Berkat perhatian dari Kementerian Agama Republik Indonesia, pada tahun 2019 MI Al-Azhar Saumlaki akhirnya memiliki gedung sendiri di belakang Kantor Kementerian Agama KKT.
Untuk memfasilitasi anak-anak muslim di Saumlaki mendapatkan pendidikan Islam yang berkualitas, pada tahun 2020 MTs Al-Azhar Saumlaki pun dibuka dengan menumpang di gedung MI Al-Azhar Saumlaki.

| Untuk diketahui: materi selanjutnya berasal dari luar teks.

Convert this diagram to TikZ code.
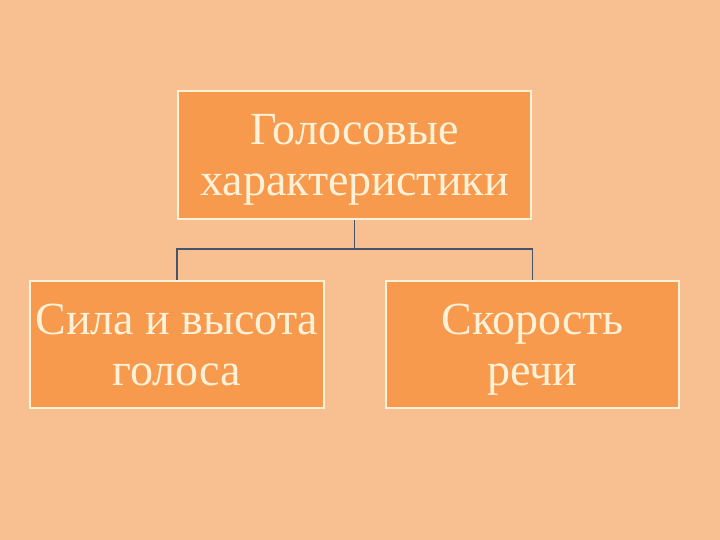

Yang menarik dari Madrasah Al-Azhar Saumlaki adalah komposisi tenaga pendidiknya. Sejak 2020, beberapa guru yang mengajar di sana beragama Kristen. Hal ini mencerminkan wajah keharmonisan masyarakat di KKT.
Masjid-Masjid di Saumlaki
Hingga saat ini, terdapat tiga masjid yang berlokasi di Saumlaki. Pertama, Masjid Agung An Nur yang berlokasi di Jl. Bhineka, Olilit. Masjid ini merupakan masjid terbesar di Saumlaki. Selain itu, Masjid An Nur juga merupakan masjid tertua yang sudah berdiri sejak tahun 1897.
Masjid Baiturrahman merupakan masjid terbesar kedua di Saumlaki. Masjid ini berlokasi di simpang Jl. Bukit Duri, Saumlaki. Ketika kunjungan presiden Joko Widodo ke KKT tahun 2022, Presiden beserta rombongan berkesempatan melaksanakan salat Jumat di masjid ini.
Masjid ketiga adalah Masjid Baabut-Taqwa yang berlokasi di Pasar Omele Saumlaki. Karena berlokasi di wilayah pasar, jamaah dari masjid ini mayoritas adalah warga pasar dan sekitarnya. Pada tahun 2022, masjid ini direnovasi untuk menampung kapasitas jamaah yang semakin banyak.
Itulah sedikit gambaran terkait komunitas muslim di Kota Saumlaki. Meskipun monumen Kristus Raja berdiri megah di Kabupaten Kepulauan Tanimbar, masyarakat muslim di sana juga bisa tetap hidup harmonis dan berdampingan dengan masyarakat asli Tanimbar.